An interesting statistic would be how much of the £800m cash savings from ending Foundation Years derives from withdrawing maintenance loans compared to fee loans. But for Access to HE students, the Augar Panel Report offers more of the same or more precisely a little more of the same.

Low value bursary grants will be extended to older adults seeking a first full Level 2 and first full Level 3, implying only Access to HE students aged 24+ seeking a first full Level 3 will get them. And funding for them is to come from a £200m budget also covering extra cash for FE teaching grant, careers provision and increasing the FE funding rate for 18 year-olds.

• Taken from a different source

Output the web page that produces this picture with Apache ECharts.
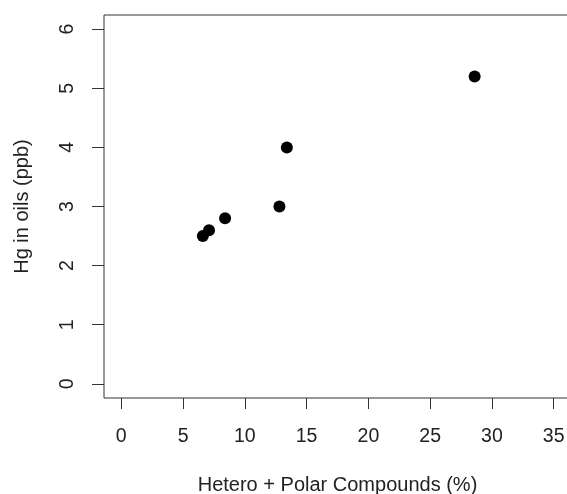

Faced with a choice between Access to HE courses and not participating, prospective post-18 learners might choose not participating. The combination of insecure earnings from a flexible labour market and uncertain low-value maintenance support makes earning and studying an Access to HE course too risky.

This is rather odd given the report states “Maintenance support is a key enabler in post-18 education. A fair maintenance system is essential to ensuring that all individuals with the desire to do so can be educated after the age of 18 to the benefit of society, the economy and a fast-changing labour market.”

But although it proposes a maintenance system for students at Level 4-6 which is a centrally-administered national scheme the report concludes such an approach is not appropriate for ‘learners at Level 3 and below’. And here in lies the analytical confusion: lumping the maintenance needs of ‘full Level 3 learners’ with all ‘Level 3 and below learners’ (many of whom study short courses).

As things stand, no explosion in Access to HE numbers should be banked-on by university and colleges if Foundation Years cease.

1 comment

  1. Very clearly put. If the proposal were enacted the impact would not only affect the disadvantaged most there would also be a geographical element. Students in rural or other underserved areas (many already described as cold-spots) would be unable to afford to access provision.